Two days, countless speakers, even more ideas. Having trouble sorting through it all, or weren’t able to attend? Don’t worry, I’ve assembled a list of the five most important takeaways from the 2015 Social Good Summit:
5. The Global Goals are more important than Kim Kardashian’s bottom (eloquent quote by Richard Curtis)
Some may disagree (*cough* Kimye), but we have a chance right now to integrate the Goals into pop culture and get young people talking about what they can do to eliminate hunger as often as they debate just how to get Kylie Jenner’s lips. Youth around the world already see “doing good” as important and cool, we just need to package the information in shareable content that resonates enough to get them thinking and acting in concrete ways. After all, the Global Goals already have an advantage since helping people generally doesn’t lead to needing medical attention.
4. The voices of the most disenfranchised must be heard – and now it’s easier than ever.
Those being targeted through the Global Goals need the ability and encouragement to speak up. We need to hear their stories firsthand, and need to listen to what it is THEY need. It’s no longer sufficient for decision making to be done only in ivory towers and hotel conference rooms. Solutions also need to come from the slums of Mumbai, rural outposts in Kenya and the streets of Detroit. Not only does this make for stronger interventions, but it also gains the community buy-in that is critical for successful implementation. And with internet access often reaching places before clean water, cheaper technology and constant innovation, obtaining this feedback is easier than ever. There are no longer excuses for each and every initiative not to have community members at the table from the beginning.
3. Partnerships, partnerships, partnerships.

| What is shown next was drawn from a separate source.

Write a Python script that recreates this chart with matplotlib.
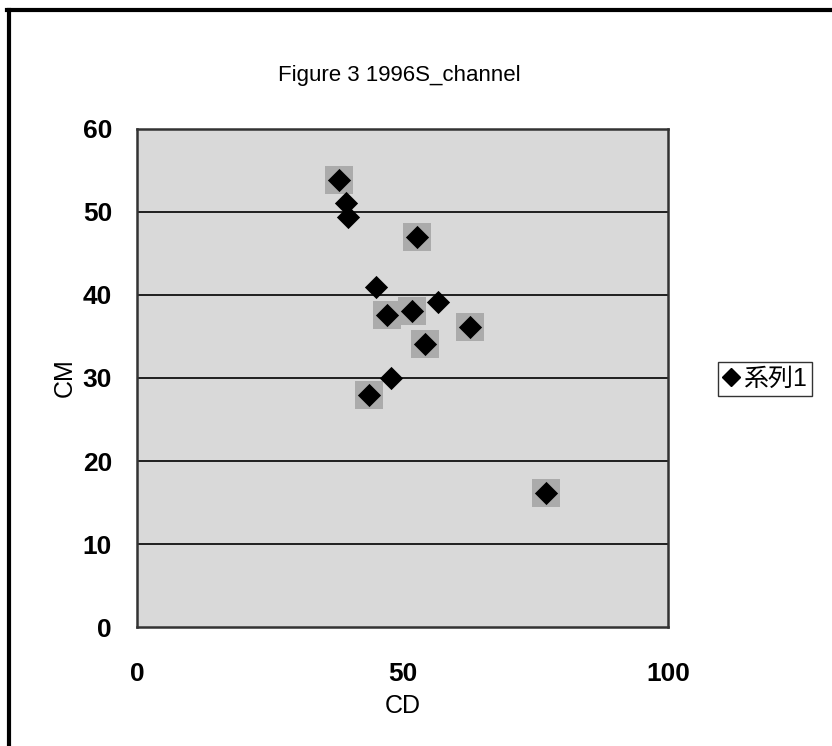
import matplotlib.pyplot as plt
from matplotlib.lines import Line2D

plt.rcParams['font.family'] = ['Liberation Sans', 'Noto Sans CJK JP', 'DejaVu Sans']

# channel survey points, 1996
cd = [38.0, 39.4, 39.7, 52.7, 45.1, 56.7, 47.0, 51.8, 62.7, 54.2, 47.8, 43.7, 77.0]
cm = [53.8, 51.1, 49.4, 47.0, 41.0, 39.1, 37.6, 38.1, 36.1, 34.1, 30.0, 28.0, 16.2]
halo = [0, 3, 6, 7, 8, 9, 11, 12]

x_ticks = [0, 50, 100]
y_ticks = [0, 10, 20, 30, 40, 50, 60]
series_name = '系列1'

fig = plt.figure(figsize=(8.32, 7.46), dpi=100)
ax = fig.add_axes([0.1647, 0.1595, 0.638, 0.6676])
ax.set_facecolor('#d9d9d9')

ax.set_xlim(0, 100)
ax.set_ylim(0, 60)
ax.set_xticks(x_ticks)
ax.set_yticks(y_ticks)
ax.tick_params(length=0, labelsize=19)
ax.tick_params(axis='x', pad=25)
ax.tick_params(axis='y', pad=18)
for t in ax.get_xticklabels() + ax.get_yticklabels():
    t.set_fontweight('bold')

for v in y_ticks[1:-1]:
    ax.axhline(v, color='black', lw=1.2, zorder=1)

for s in ax.spines.values():
    s.set_color('#333333')
    s.set_linewidth(1.8)

# soft grey blobs behind some markers
ax.scatter([cd[i] for i in halo], [cm[i] for i in halo], marker='s', s=420,
           color='#ababab', zorder=2, linewidths=0)
ax.scatter(cd, cm, marker='D', s=140, color='black', zorder=3, linewidths=0)

ax.set_xlabel('CD', fontsize=18, labelpad=6)
ax.set_ylabel('CM', fontsize=18, labelpad=4)
fig.text(0.48, 0.899, 'Figure 3 1996S_channel', fontsize=16, ha='center', va='center')

handle = Line2D([], [], marker='D', color='black', ls='none', markersize=9)
fig.legend([handle], [series_name], loc='center left',
           bbox_to_anchor=(0.863, 0.492), fontsize=18, frameon=True,
           fancybox=False, edgecolor='black', handlelength=0.6,
           handletextpad=0.2, borderpad=0.2, borderaxespad=0)

# outer chart frame (top and left edges)
fig.add_artist(Line2D([0.009, 1.0], [0.986, 0.986], color='black', lw=3,
                      transform=fig.transFigure))
fig.add_artist(Line2D([0.011, 0.011], [0.0, 0.986], color='black', lw=3,
                      transform=fig.transFigure))

fig.savefig('out.png', dpi=100)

It’s time for civil society, NGOs, government and private sector players to play a friendly round of golf or meet for a beer. The Global Goals are too big and complex for one sector or party to accomplish them alone, and even attempting to do so puts initiatives at a disadvantage from the start. Each sector, and even each individual organization, brings unique expertise and abilities that complement and strengthen other efforts. Collaborating within and across sectors is no longer a “nice to do,” it is now a “must do” if the Goals are to be accomplished.
2. Count your chickens before they hatch.
The only way we can tell what we’ve accomplished is by knowing where we started. Any initiative must first gather baseline data, and then move forward with an appropriate monitoring and evaluation plan. Data is the only way to prove that something worked (or didn’t), and will be the only way that success can be declared in 2030.
1. Tell me a story.
It’s time for global health and development professionals to stop writing textbooks and start writing picture books. The grave problems around the world need to be broken down to emotional, personal stories that connect with people and make them understand both the issues and possible solutions. The Syrian refugee crisis didn’t really start resonating with the general public until pictures were released of Aylan Kurdi, the three year old Syrian refugee who washed up dead on a Turkish beach. It’s not that the majority of people are cold-hearted and don’t care about others’ suffering—rather it’s very difficult to grasp the enormity and gravity of a situation when all you read about are numbers and general descriptions. When a situation is broken down to a simple example about one person or family, the public can then directly connect and understand. The tragic story of Aylan Kurdi was widely shared and discussed on social media, and that is the beginning to engaging people in getting involved and taking action.